Rosecrans smiles. “No, hardly a virtue of mine either… . It sounds as if McCook has finished his day’s fighting. Find out if he has a firm hold on Negley’s right and if he’s got a brigade across the Franklin Pike. Remind him to come see me this evening.”
Hazen and Bierce ride a few paces behind the two generals toward the meeting at army headquarters. Bierce hears Palmer snort when Wood says that Crittenden is “indisposed.”
“How quickly did he become indisposed this time?” Palmer asks.
“I gather he left General Rosecrans about three.”
“Well, at least you and Van Cleve had a chance to talk to him while he was comparatively sober.” He gestures Hazen forward. “Join us, Bill. You’ll have your star soon and you might as well get in the habit of scheming with generals.”
Hazen warns Bierce back with a look and urges his horse forward. Bierce drops back among the trailing staff officers. Let the generals have their secrets.

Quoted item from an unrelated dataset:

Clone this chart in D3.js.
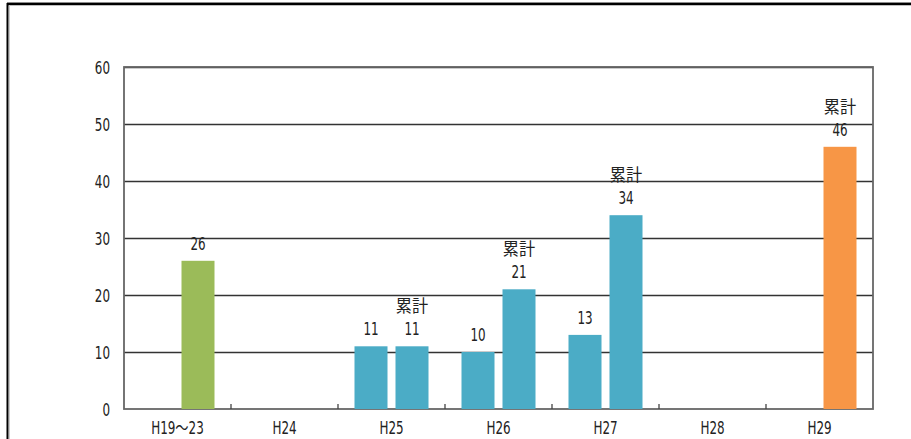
<!DOCTYPE html>
<html><head><meta charset="utf-8">
<script src="https://cdn.jsdelivr.net/npm/d3@7"></script>
<style>
html,body{margin:0;padding:0;background:#fff;}
svg text{font-family:"DejaVu Sans Condensed","Liberation Sans Narrow","Noto Sans CJK JP",sans-serif;fill:#222;}
</style></head>
<body>
<svg id="c" width="911" height="439"></svg>
<script>
const categories = ["H19～23","H24","H25","H26","H27","H28","H29"];
const annual = [null,null,11,10,13,null,null];
const cumulative = [26,null,11,21,34,null,46];
const cumColors = ["#9BBB59",null,"#4BACC6","#4BACC6","#4BACC6",null,"#F79646"];
const annualColor = "#4BACC6";
const cumShowLabel = [false,false,true,true,true,false,true];
const yTicks = [0,10,20,30,40,50,60];

const svg = d3.select("#c");
const m = {l:124, r:873, t:67, b:409};
const FS = 17, SX = 0.78;

// outer frame
svg.append("line").attr("x1",7).attr("x2",911).attr("y1",2.5).attr("y2",2.5).attr("stroke","#bbb").attr("stroke-width",1);
svg.append("line").attr("x1",7).attr("x2",911).attr("y1",4).attr("y2",4).attr("stroke","#000").attr("stroke-width",2.5);
svg.append("line").attr("x1",7.5).attr("x2",7.5).attr("y1",3).attr("y2",439).attr("stroke","#000").attr("stroke-width",2);
svg.append("line").attr("x1",9.5).attr("x2",9.5).attr("y1",5).attr("y2",439).attr("stroke","#ccc").attr("stroke-width",1);

const x = d3.scaleBand().domain(categories).range([m.l,m.r]).padding(0);
const y = d3.scaleLinear().domain([0,60]).range([m.b,m.t]);

// gridlines
svg.append("g").selectAll("line").data(yTicks.filter(d=>d>0)).join("line")
  .attr("x1",m.l).attr("x2",m.r).attr("y1",d=>y(d)+0.5).attr("y2",d=>y(d)+0.5)
  .attr("stroke","#333").attr("stroke-width",1.5);

// plot border
svg.append("rect").attr("x",m.l).attr("y",m.t).attr("width",m.r-m.l).attr("height",m.b-m.t)
  .attr("fill","none").attr("stroke","#666").attr("stroke-width",1.8);

function label(px,py,txt,cjk){
  const t = svg.append("text").attr("transform",`translate(${px},${py}) scale(${cjk?0.95:SX},1)`)
    .attr("text-anchor","middle").attr("font-size",cjk?17:FS).text(txt);
  if(cjk) t.style("font-family","'Noto Sans CJK JP',sans-serif");
  return t;
}

const barW = 33, gap = 8;
const g = svg.append("g");
categories.forEach((c,i)=>{
  const cx = x(c)+x.bandwidth()/2;
  if(annual[i]!=null){
    const x0 = cx - gap/2 - barW;
    g.append("rect").attr("x",x0).attr("y",y(annual[i])).attr("width",barW).attr("height",y(0)-y(annual[i])).attr("fill",annualColor);
    label(x0+barW/2, y(annual[i])-11, annual[i]);
  }
  if(cumulative[i]!=null){
    const x0 = cx + gap/2;
    g.append("rect").attr("x",x0).attr("y",y(cumulative[i])).attr("width",barW).attr("height",y(0)-y(cumulative[i])).attr("fill",cumColors[i]);
    label(x0+barW/2, y(cumulative[i])-11, cumulative[i]);
    if(cumShowLabel[i]) label(x0+barW/2, y(cumulative[i])-34, "累計", true);
  }
});

// axes
const ya = d3.axisLeft(y).tickValues(yTicks).tickSize(0).tickPadding(0);
const yg = svg.append("g").attr("transform",`translate(${m.l},0)`).call(ya);
yg.select(".domain").remove();
yg.selectAll("text").attr("font-size",FS).attr("x",null).attr("dy","0.36em")
  .attr("transform",`translate(-14,0) scale(${SX},1)`);

const xa = d3.axisBottom(x).tickSize(0).tickPadding(0);
const xg = svg.append("g").attr("transform",`translate(0,${m.b})`).call(xa);
xg.select(".domain").remove();
xg.selectAll("text").attr("font-size",FS).attr("y",null).attr("dy",null)
  .attr("transform",`translate(0,25) scale(${SX},1)`);
// category separator ticks
svg.append("g").selectAll("line").data(categories.slice(1)).join("line")
  .attr("x1",d=>x(d)).attr("x2",d=>x(d)).attr("y1",m.b).attr("y2",m.b-5).attr("stroke","#444").attr("stroke-width",1.3);
</script>
</body></html>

Few secrets will last till morning, none long past. The cold rain weighs down the smoke of the campfires so that an acrid fog hangs about the army’s bivouacs. They pass medical orderlies and a detail from Scribner’s brigade of Rousseau’s division erecting a field hospital. The infantrymen complain about the duty after the long day’s march and make black jokes about visiting the tents on the morrow to donate a leg or an arm to the surgeon. The medical orderlies, bored with all the tired jokes about their trade, go about setting up operating tables and laying out row on row of bandages. A detail of bandsmen arrives. They place their instruments in the comparative dryness of a field tent and begin unloading litters from a line of nearby ambulances. The infantrymen give up trying to make jokes.